Any particular advantages / disadvantage with either direction?
I am expecting a lot of screens for this app so I am not sure what the best route to go here is.
I am by no means an expert on this but from what I understand having lots of controls hidden and then shown on pages is likely to slow your app down significantly.
Dynamically adding and removing controls seems from what I gather to be the best route to go down.
You may to split test. I have a hunch that you may find webpages slightly faster. But nothing beats real life evaluation.
Our Webapplication has sometimes hundrets of containercontrols on one Page, highly nested in each other. The performance is okay, as long as your Server and your connection is fast.
Whats cools the performance down is, if you embed hundets of CC at the same time, then the DOM loading takes a few milliseconds. And also if you design your app to be sychronous, which means, that the frontend is freezing until the server is ready, then the loadingtime can increase.
I suggest you to have as little as possible synchronous processes, if you have a lot of calculation todo.
Otherwise I suggest you to have everything on one page, except of the login for security reasons.
@Rod Pascoe ~ Thanks…my question here is with dynamic controls how do you dynamically assign the logic, events, etc.?
@Michel Bujardet ~ Yep, agreed.
@Lars Lehmann ~ So you basically have two pages and then depending on what is needed load the appropriate CC. That is the route I was thinking of going.
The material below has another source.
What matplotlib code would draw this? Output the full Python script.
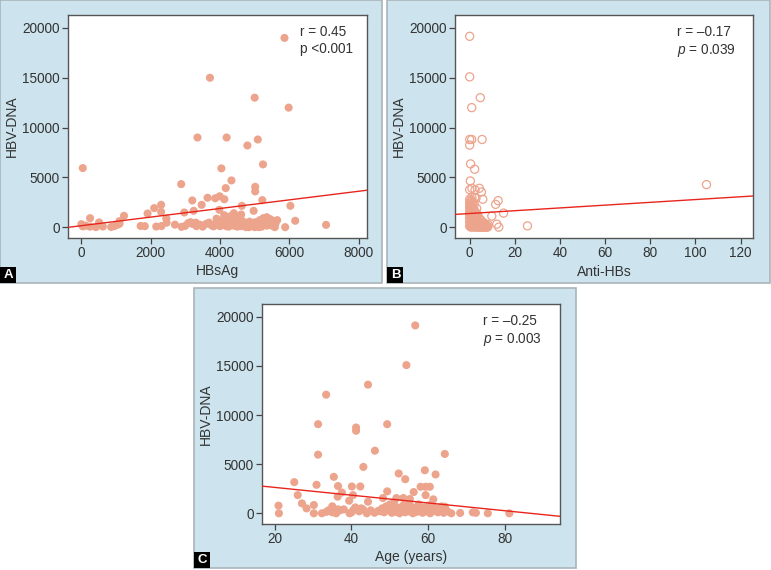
import numpy as np
import matplotlib
matplotlib.use("Agg")
import matplotlib.pyplot as plt
from matplotlib.patches import Rectangle

plt.rcParams['font.family'] = ['Liberation Sans', 'DejaVu Sans']
plt.rcParams['mathtext.fontset'] = 'custom'
plt.rcParams['mathtext.rm'] = 'Liberation Sans'
plt.rcParams['mathtext.it'] = 'Liberation Sans:italic'

##########################################
# data
##########################################
# panel A : HBsAg vs HBV-DNA
hbsag = [5860, 3710, 5000, 5980, 3350, 4190, 5090, 4790, 5240, 40, 4040, 2880,
         4330, 5015, 5015, 4165, 3640, 3860, 3990, 4125, 3200, 3470, 2300, 2100,
         1910, 2300, 2970, 3240, 3980, 4630, 6030, 4970, 5220, 1230, 2450, 6170,
         250, 510, 1100, 7060, 5880, 4610,
         0, 40, 130, 250, 420, 620, 860, 950, 1050, 1100, 1710, 1830, 2160, 2310,
         2460, 2700, 2890, 2990, 3080, 3210, 3320, 3420, 3600, 3810, 3900, 3950,
         4000, 4050, 4100, 4150, 4200, 4250, 4300, 4350, 4400, 4450, 4500, 4550,
         4600, 4700, 4750, 4800, 4850, 4900, 4950, 5000, 5050, 5100, 5150, 5200,
         5250, 5300, 5350, 5400, 5450, 5500, 5550, 5600, 5650, 5350, 4400, 4300,
         3900, 3750, 4650, 5150, 5450, 3500,
         4080, 4180, 4270, 4380, 4520, 4680, 4830, 4980, 5120, 5280, 5420, 5580,
         3150, 3300, 3680, 4120, 4480, 5320]
dna_a = [19000, 15000, 13000, 12000, 9000, 9000, 8800, 8200, 6300, 5930, 5900, 4320,
         4690, 4050, 3590, 3920, 2950, 2900, 3100, 2800, 2680, 2240, 2240, 1910,
         1370, 1540, 1470, 1640, 1740, 2140, 2140, 1640, 2710, 1140, 870, 640,
         900, 470, 600, 230, 0, 1270,
         300, 80, 150, 50, 0, 60, 20, 100, 250, 350, 120, 100, 60, 110,
         450, 250, 30, 120, 400, 320, 100, 250, 330, 80, 500, 700,
         100, 300, 600, 900, 200, 50, 400, 700, 150, 1000, 50, 300,
         100, 450, 0, 250, 550, 100, 350, 0, 500, 200, 700, 50,
         900, 300, 1000, 500, 800, 150, 600, 350, 700, 150, 1400, 1100,
         850, 200, 600, 450, 250, 50,
         400, 100, 800, 300, 650, 200, 0, 450, 0, 600, 300, 0,
         500, 450, 450, 1200, 800, 800]

# panel B : Anti-HBs vs HBV-DNA
antihbs = [0, 0, 4.7, 0.9, 0, 0.9, 0, 5.5, 0.4, 2.2, 0.3, 0, 1.0, 4.3, 5.2,
           2.4, 2.8, 2.2, 5.8, 3.1, 12.6, 11.5, 15, 9.8, 12, 12.9, 25.6, 104.9,
           0, 0.3, 0, 0.5, 0, 1, 0.2, 1.5, 0, 0.8, 2, 0.3, 1.2, 2.5, 0, 1.8, 3,
           0.5, 2.2, 3.5, 4.5, 0, 1, 2.8, 4, 5.5, 6.5, 0.4, 1.6, 3.2, 4.8, 6,
           7.5, 0, 1.2, 2.5, 3.8, 5.2, 6.8, 8, 0.6, 2, 3.4, 4.6, 5.8, 7, 1.4,
           0.9, 1, 2, 0.2, 1.1, 2.3, 3.6, 4.2, 5, 6.2, 7.2, 0.7, 1.9, 3, 0, 1.5,
           0.5, 1.3, 2.1, 0.2, 1.7, 2.6, 3.3, 0.4, 1.0, 2.0, 2.9, 3.9, 4.7, 0.6,
           1.4, 2.4, 3.5, 4.4, 5.4, 6.3, 7.4, 0.3, 1.1, 3.0, 5.0, 6.6, 7.8, 8.2]
dna_b = [19160, 15090, 13000, 12000, 8800, 8800, 8240, 8800, 6350, 5815, 4640,
         3760, 3900, 3900, 3530, 3730, 2900, 3000, 2800, 1880, 2660, 2290, 1410,
         1110, 300, 0, 130, 4270,
         2800, 2600, 2400, 2200, 2000, 1900, 1700, 1600, 1500, 1400, 1300, 1200,
         1100, 1000, 900, 850, 800, 700, 650, 600, 550, 500, 450, 420, 380, 350,
         300, 250, 220, 200, 180, 150, 120, 100, 80, 60, 40, 30, 20, 50, 0, 0,
         0, 0, 0, 0, 2500, 2700, 3000, 2300, 2100, 1800, 1500, 1200, 900, 700,
         450, 250, 600, 1100, 1400, 1300, 400,
         2300, 2000, 1700, 1850, 1350, 1150, 950, 1000, 800, 750, 650, 500, 400,
         300, 350, 300, 250, 200, 150, 100, 80, 150, 100, 50, 40, 30, 0, 250]

# panel C : age vs HBV-DNA
age = [56.6, 54.3, 44.3, 33.4, 31.3, 49.3, 41.2, 41.2, 46.1, 31.3, 64.3, 43.1,
       59.1, 52.3, 61.9, 35.4, 54.0, 25.1, 30.9, 36.5, 40.1, 42.3, 58.0, 59.3,
       60.4, 49.3, 37.5, 56.2, 59.3, 26.0, 40.4, 36.4, 48.2, 51.7, 53.5, 55.2,
       61.3, 39.4, 44.3, 27.1, 21.0, 30.2, 35.0, 64.3, 28.3, 60.4, 21.1, 30.2,
       32.3, 68.3, 71.6, 72.4, 75.5, 81.1,
       38, 40, 41, 42, 43, 44, 45, 46, 47, 48, 48.5, 49, 49.5, 50, 50.5, 51,
       51.5, 52, 52.5, 53, 53.5, 54, 54.5, 55, 55.5, 56, 56.5, 57, 57.5, 58,
       58.5, 59, 59.5, 60, 60.5, 61, 61.5, 62, 62.5, 63, 63.5, 64, 64.5, 65,
       66, 34, 35, 36, 36.5, 37, 33.5, 40.5, 39.5, 42.5, 47.5, 51, 55, 57]
dna_c = [19120, 15080, 13090, 12070, 9070, 9070, 8730, 8400, 6370, 5970, 6040,
         4720, 4380, 4050, 3950, 3710, 3470, 3170, 2900, 2770, 2730, 2730, 2700,
         2700, 2700, 2230, 2120, 2160, 1850, 1850, 1850, 1690, 1550, 1550, 1550,
         1450, 1420, 1280, 1180, 1010, 780, 840, 710, 670, 500, 840, 0, 0,
         0, 30, 100, 50, 0, 0,
         400, 100, 600, 200, 400, 0, 300, 50, 250, 500, 100, 700, 300, 900, 50,
         400, 150, 600, 0, 350, 800, 100, 500, 200, 700, 0, 400, 150, 900, 300,
         50, 600, 200, 400, 0, 800, 250, 500, 100, 350, 700, 50, 400, 200,
         0, 300, 100, 0, 400, 300, 150, 350, 0, 500, 200, 1100, 1000, 600]

# fitted lines (intercept, slope) as drawn in the figure
fit_a = (146, 0.432)
fit_b = (1370, 14.0)
fit_c = (3427, -39.6)

stats_a = ("r = 0.45", "p <0.001")
stats_b = ("r = \u20130.17", "$\\mathit{p}$ = 0.039")
stats_c = ("r = \u20130.25", "$\\mathit{p}$ = 0.003")

##########################################
# style
##########################################
W, H = 771, 570
panel_bg = '#cde4ee'
dot_col = '#eda48d'
line_col = '#e8251c'
txt_col = '#333333'

fig = plt.figure(figsize=(W/100, H/100), dpi=100)

def frac(x0, y0, x1, y1):
    # pixel box (top-left origin) to figure fraction rect
    return [x0/W, 1 - y1/H, (x1 - x0)/W, (y1 - y0)/H]

def panel(x0, y0, x1, y1, letter):
    fig.add_artist(Rectangle((x0/W, 1 - y1/H), (x1 - x0)/W, (y1 - y0)/H,
                             transform=fig.transFigure, facecolor=panel_bg,
                             edgecolor='#a9b4b9', linewidth=1.2, zorder=0))
    fig.add_artist(Rectangle((x0/W, 1 - y1/H), 16/W, 16/H,
                             transform=fig.transFigure, facecolor='black',
                             edgecolor='none', zorder=1))
    fig.text((x0 + 8.5)/W, 1 - (y1 - 8)/H, letter, color='white',
             fontsize=9.5, fontweight='bold', ha='center', va='center')

def scatter_panel(rect, x, y, fit, xlim, xticks, xlabel, stats, hollow=False, stx=0.77):
    ax = fig.add_axes(rect)
    ax.set_facecolor('white')
    if hollow:
        ax.scatter(x, y, s=34, facecolors='none', edgecolors=dot_col,
                   linewidths=0.9, zorder=2)
    else:
        ax.scatter(x, y, s=34, color=dot_col, edgecolors='none', zorder=2)
    b0, b1 = fit
    xx = np.array(xlim)
    ax.plot(xx, b0 + b1*xx, color=line_col, lw=1.0, zorder=3)
    ax.set_xlim(xlim)
    ax.set_ylim(-1090, 21300)
    ax.set_xticks(xticks)
    ax.set_yticks([0, 5000, 10000, 15000, 20000])
    ax.tick_params(colors='#444444', labelcolor=txt_col, labelsize=9.8,
                   length=4, width=0.9, pad=2)
    for sp in ax.spines.values():
        sp.set_color('#555555')
        sp.set_linewidth(1.0)
    ax.set_xlabel(xlabel, fontsize=10, color=txt_col, labelpad=3)
    ax.set_ylabel('HBV-DNA', fontsize=10, color=txt_col, labelpad=2)
    ax.text(stx, 0.955, stats[0] + '\n' + stats[1], transform=ax.transAxes,
            ha='left', va='top', fontsize=9.8, color=txt_col, linespacing=1.25)
    return ax

panel(0, 0, 382, 283, 'A')
panel(387, 0, 770, 283, 'B')
panel(194, 288, 576, 568, 'C')

scatter_panel(frac(68, 15, 367, 238), hbsag, dna_a, fit_a, (-386, 8241),
              [0, 2000, 4000, 6000, 8000], 'HBsAg', stats_a, stx=0.775)
scatter_panel(frac(455, 15, 753, 238), antihbs, dna_b, fit_b, (-6.5, 125.5),
              [0, 20, 40, 60, 80, 100, 120], 'Anti-HBs', stats_b, hollow=True,
              stx=0.745)
scatter_panel(frac(262, 304, 560, 524), age, dna_c, fit_c, (16.7, 94.3),
              [20, 40, 60, 80], 'Age (years)', stats_c, stx=0.742)

fig.savefig('out.png', dpi=100)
For me each CC would basically be a “window” or “page” that I would store a reference to so as not to create duplicate instances for a given session and then close that CC and open the new CC that they are going to (where appropriate). Is that more/less what you are doing?
Exactly. We even bring this further: we have a tab-system in our application, where container-controls ca be added and handled as in-app-tabs. We do this because Xojo Webapps are not cross-tab-ready for browser tabs.
So our app always handles several nearly fullscreen CCs with a bunch of controls and other CCs in it.
We simply toggle the visibility of the CCs.
Modern browser can handly thousands of
in the DOM without any performance issues, and if they’re invisible they aren’t draw anymore and doesn’t slow down the application.
But there are some restrictions and tipps:
- You shouldn’t handle mouse events or resizing events. They drastically slowing down your UI.
- Avoid that invisible CC can execute code at all. Let them only do stuff if visible, thats just an architecture and design decision.
- Look after circular references (search in the forum for that), that’ll slow down you UI.
- Design everything asynchroneous if possible.
@Lars Lehmann ~
I had not considered the issue of Xojo not being able to deal with multiple browser tabs…hmm…
So how do you do the on page tabs? Are those being handled in a toolbar?
And thank you very much for the tips and input…this is VERY helpful.
We also use CCs for this. We let each tab float in an outer CC. Each tab holds in a property a reference to its window-CC.
When the tab is about to close, we also close the related window-CC.
The floating we achieve over CSS:
Here’s a tutorial from me.
Floating is made by the CSS-Property “float: left;”. So you don’t have to fiddle the positions of the tabs, the browser makes this for you.
Here’s a screenshot how we’ve made it:
Wow. That is very cool.
As for the tutorial I went to your profile page and had already bookmarked that…just hadn’t had a chance to go through it yet.
Thank you very much for your time and guidance. This has easily saved me days of time and maybe even weeks.